What you should do: All of the data should be output character for character, except the pictures.

═════ Dataset content ═════

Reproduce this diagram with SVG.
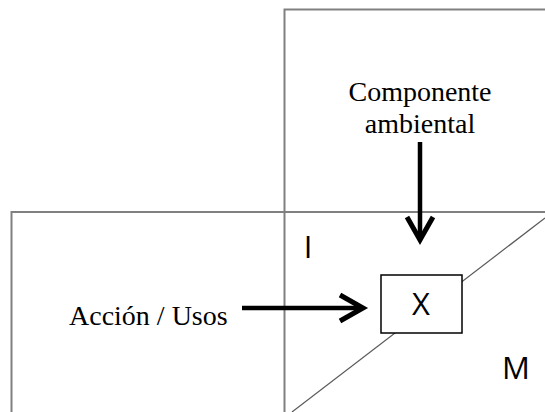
<svg xmlns="http://www.w3.org/2000/svg" width="545" height="412" viewBox="0 0 545 412">
<style>
.frame{fill:none;stroke:#808080;stroke-width:2}
.diag{fill:none;stroke:#5a5a5a;stroke-width:1.2}
.serif{font-family:"Liberation Serif","Times New Roman",serif;font-size:28px;fill:#000}
.sans{font-family:"Open Sans","Liberation Sans",sans-serif;font-size:31px;fill:#000}
.conn{stroke:#000;stroke-width:4.5;fill:none}
</style>
<defs>
<marker id="chev" markerUnits="userSpaceOnUse" viewBox="-35 -20 45 40" refX="0" refY="0" markerWidth="45" markerHeight="40" orient="auto" overflow="visible">
<path d="M-23,-13 L0,0 L-23,13" fill="none" stroke="#000" stroke-width="5" stroke-linejoin="miter"/>
</marker>
</defs>
<g id="frame">
<path class="frame" d="M284.5,412 V9.5 H545"/>
<path class="frame" d="M11.5,412 V212 H545"/>
<line class="diag" x1="292" y1="412" x2="545" y2="218"/>
</g>
<g id="label-I"><text class="sans" x="308" y="258" text-anchor="middle">I</text></g>
<g id="label-M"><text class="sans" x="516" y="379" text-anchor="middle">M</text></g>
<g id="node-X">
<rect x="381" y="275" width="81" height="58" fill="#fff" stroke="#000" stroke-width="1.5"/>
<text class="sans" x="421" y="315" text-anchor="middle">X</text>
</g>
<g id="node-componente">
<text class="serif" x="420" y="101" text-anchor="middle">Componente</text>
<text class="serif" x="420" y="133" text-anchor="middle">ambiental</text>
</g>
<g id="node-accion">
<text class="serif" x="69" y="325">Acción / Usos</text>
</g>
<g id="connectors">
<line class="conn" x1="420" y1="142" x2="420" y2="240" marker-end="url(#chev)"/>
<line class="conn" x1="242" y1="308" x2="363" y2="308" marker-end="url(#chev)"/>
</g>
</svg>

═════

Written response:
Reproduce this diagram with SVG.
<svg xmlns="http://www.w3.org/2000/svg" width="545" height="412" viewBox="0 0 545 412">
<style>
.frame{fill:none;stroke:#808080;stroke-width:2}
.diag{fill:none;stroke:#5a5a5a;stroke-width:1.2}
.serif{font-family:"Liberation Serif","Times New Roman",serif;font-size:28px;fill:#000}
.sans{font-family:"Open Sans","Liberation Sans",sans-serif;font-size:31px;fill:#000}
.conn{stroke:#000;stroke-width:4.5;fill:none}
</style>
<defs>
<marker id="chev" markerUnits="userSpaceOnUse" viewBox="-35 -20 45 40" refX="0" refY="0" markerWidth="45" markerHeight="40" orient="auto" overflow="visible">
<path d="M-23,-13 L0,0 L-23,13" fill="none" stroke="#000" stroke-width="5" stroke-linejoin="miter"/>
</marker>
</defs>
<g id="frame">
<path class="frame" d="M284.5,412 V9.5 H545"/>
<path class="frame" d="M11.5,412 V212 H545"/>
<line class="diag" x1="292" y1="412" x2="545" y2="218"/>
</g>
<g id="label-I"><text class="sans" x="308" y="258" text-anchor="middle">I</text></g>
<g id="label-M"><text class="sans" x="516" y="379" text-anchor="middle">M</text></g>
<g id="node-X">
<rect x="381" y="275" width="81" height="58" fill="#fff" stroke="#000" stroke-width="1.5"/>
<text class="sans" x="421" y="315" text-anchor="middle">X</text>
</g>
<g id="node-componente">
<text class="serif" x="420" y="101" text-anchor="middle">Componente</text>
<text class="serif" x="420" y="133" text-anchor="middle">ambiental</text>
</g>
<g id="node-accion">
<text class="serif" x="69" y="325">Acción / Usos</text>
</g>
<g id="connectors">
<line class="conn" x1="420" y1="142" x2="420" y2="240" marker-end="url(#chev)"/>
<line class="conn" x1="242" y1="308" x2="363" y2="308" marker-end="url(#chev)"/>
</g>
</svg>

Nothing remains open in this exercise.